INPUT RECORDS.
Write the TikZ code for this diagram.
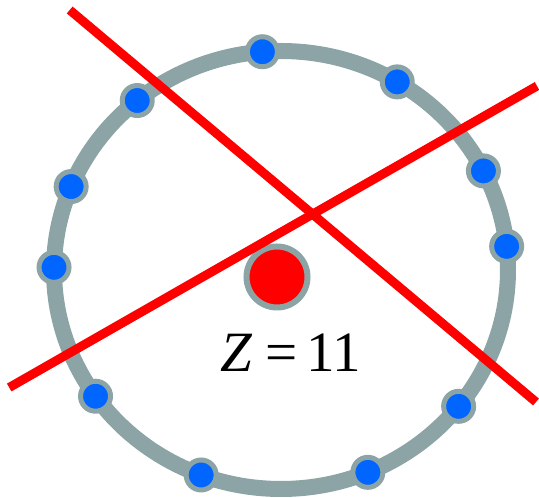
\documentclass[tikz,border=0pt]{standalone}
\usepackage{fontspec}
\setmainfont{Liberation Serif}
\usetikzlibrary{positioning}
\definecolor{ringgray}{RGB}{140,164,165}
\definecolor{elblue}{RGB}{0,102,255}

\begin{document}
\begin{tikzpicture}[x=1pt, y=1pt,
  orbit/.style={draw=ringgray, line width=16pt},
  electron/.style={circle, fill=elblue, draw=ringgray, line width=5pt, minimum size=30pt, inner sep=0pt},
  nucleus/.style={circle, fill=red, draw=ringgray, line width=6pt, minimum size=61pt, inner sep=0pt},
  cut/.style={draw=red, line width=9pt}]
\useasboundingbox (0,0) rectangle (539,498);
\coordinate (c) at (281,228);
\draw[orbit] (c) ellipse [x radius=227, y radius=219];
\foreach \t [count=\i] in {94.7,59.2,129.3,26.9,157.6,6.2,179.3,321.5,215.2,249.4,292.5}
  \path (c) ++(\t:227pt and 219pt) node[electron] (e\i) {};
\node[nucleus] (nuc) at (277,221) {};
\node[anchor=base west, inner sep=0pt, font=\fontsize{57}{64}\selectfont] (zlabel) at (220,126)
  {\textit{Z}\hspace{13pt}=\hspace{9pt}11};
% the two cuts
\coordinate (a1) at (69.7,488);
\coordinate (a2) at (536,96);
\coordinate (b1) at (9.2,110.5);
\coordinate (b2) at (537,412);
\draw[cut] (a1) -- (a2);
\draw[cut] (b1) -- (b2);
\end{tikzpicture}
\end{document}
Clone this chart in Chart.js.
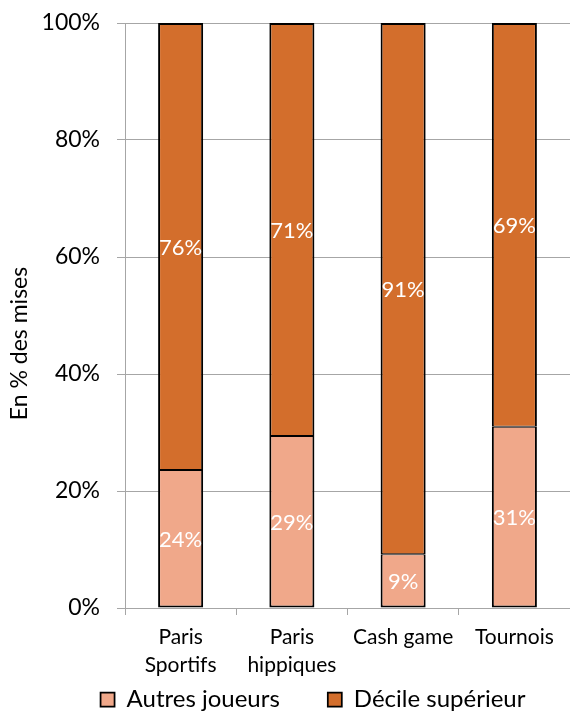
<!DOCTYPE html>
<html>
<head>
<meta charset="utf-8">
<script src="https://cdn.jsdelivr.net/npm/chart.js@4/dist/chart.umd.min.js"></script>
<style>
  html, body { margin: 0; padding: 0; background: #fff; }
  #wrap { width: 570px; height: 713px; }
</style>
</head>
<body>
<div id="wrap"><canvas id="chart" width="570" height="713"></canvas></div>
<script>
// categories and values
const categories = [['Paris', 'Sportifs'], ['Paris', 'hippiques'], 'Cash game', 'Tournois'];
const autresJoueurs = [23.6, 29.4, 9.2, 31];
const decileSuperieur = [76.4, 70.6, 90.8, 69];
const autresLabels = ['24%', '29%', '9%', '31%'];
const decileLabels = ['76%', '71%', '91%', '69%'];

const FONT = 'Lato, "Open Sans", sans-serif';
const LEGEND_PAD = 48;

// white labels centred in every segment
const segmentLabels = {
  id: 'segmentLabels',
  afterDatasetsDraw(chart) {
    const ctx = chart.ctx;
    ctx.save();
    ctx.fillStyle = '#fff';
    ctx.font = '22px ' + FONT;
    ctx.textAlign = 'center';
    ctx.textBaseline = 'middle';
    chart.data.datasets.forEach((ds, i) => {
      const meta = chart.getDatasetMeta(i);
      meta.data.forEach((bar, j) => {
        const mid = (bar.y + bar.base) / 2;
        ctx.fillText(ds.segLabels[j], bar.x, mid + 1);
      });
    });
    ctx.restore();
  }
};

// legend a bit right of centre and low; y title a bit lower, like the original
const placeLegend = {
  id: 'placeLegend',
  afterLayout(chart) {
    const lg = chart.legend;
    if (lg) {
      lg.left += 28;
      lg.right += 28;
      lg.top = 702 - 14.4 - LEGEND_PAD;
    }
    const ys = chart.scales.y;
    if (ys && !ys._titleShifted) {
      const orig = ys.drawTitle.bind(ys);
      ys.drawTitle = function () {
        this.top += 28; this.bottom += 28;
        orig();
        this.top -= 28; this.bottom -= 28;
      };
      ys._titleShifted = true;
    }
  }
};

new Chart(document.getElementById('chart'), {
  type: 'bar',
  data: {
    labels: categories,
    datasets: [
      {
        label: 'Autres joueurs',
        data: autresJoueurs,
        segLabels: autresLabels,
        backgroundColor: '#F0A88A',
        borderColor: '#000',
        borderWidth: { left: 2, right: 2, top: 1, bottom: 2 },
        borderSkipped: false,
        barPercentage: 0.405,
        categoryPercentage: 1
      },
      {
        label: 'Décile supérieur',
        data: decileSuperieur,
        segLabels: decileLabels,
        backgroundColor: '#D36E2C',
        borderColor: '#000',
        borderWidth: { left: 2, right: 2, top: 2, bottom: 1 },
        borderSkipped: false,
        barPercentage: 0.405,
        categoryPercentage: 1
      }
    ]
  },
  options: {
    responsive: false,
    animation: false,
    layout: { padding: { top: 0, right: 0, left: 0, bottom: 0 } },
    plugins: {
      legend: {
        position: 'bottom',
        maxHeight: 34,
        labels: {
          color: '#000',
          font: { family: FONT, size: 24 },
          boxWidth: 14,
          boxHeight: 14,
          padding: LEGEND_PAD
        }
      },
      tooltip: { enabled: false }
    },
    scales: {
      x: {
        stacked: true,
        afterFit: s => { s.height = 71; },
        grid: {
          offset: true,
          drawOnChartArea: false,
          color: '#a6a6a6',
          tickLength: 7
        },
        border: { color: '#a6a6a6', width: 1 },
        ticks: {
          color: '#000',
          font: { family: FONT, size: 21, lineHeight: 1.33 },
          padding: 8,
          maxRotation: 0
        }
      },
      y: {
        stacked: true,
        min: 0,
        max: 100,
        afterFit: s => {
          s.width = 125;
          s.paddingTop = 23;
          s.paddingBottom = 14;
        },
        ticks: {
          stepSize: 20,
          color: '#000',
          font: { family: FONT, size: 23 },
          padding: 17,
          callback: v => v + '%'
        },
        grid: { color: '#a6a6a6', tickLength: 8 },
        border: { color: '#a6a6a6', width: 1 },
        title: {
          display: true,
          text: 'En % des mises',
          color: '#000',
          font: { family: FONT, size: 23 },
          padding: { top: 6, bottom: 0 }
        }
      }
    }
  },
  plugins: [segmentLabels, placeLegend]
});
</script>
</body>
</html>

TASK DESCRIPTION.
Copy the part that starts at the line with "Clone this chart in Chart.js." and finishes at the line with "const LEGEND_PAD = 48;", both included, and nothing more. Pictures are left out.

WRITTEN ANSWER.
Clone this chart in Chart.js.
<!DOCTYPE html>
<html>
<head>
<meta charset="utf-8">
<script src="https://cdn.jsdelivr.net/npm/chart.js@4/dist/chart.umd.min.js"></script>
<style>
  html, body { margin: 0; padding: 0; background: #fff; }
  #wrap { width: 570px; height: 713px; }
</style>
</head>
<body>
<div id="wrap"><canvas id="chart" width="570" height="713"></canvas></div>
<script>
// categories and values
const categories = [['Paris', 'Sportifs'], ['Paris', 'hippiques'], 'Cash game', 'Tournois'];
const autresJoueurs = [23.6, 29.4, 9.2, 31];
const decileSuperieur = [76.4, 70.6, 90.8, 69];
const autresLabels = ['24%', '29%', '9%', '31%'];
const decileLabels = ['76%', '71%', '91%', '69%'];

const FONT = 'Lato, "Open Sans", sans-serif';
const LEGEND_PAD = 48;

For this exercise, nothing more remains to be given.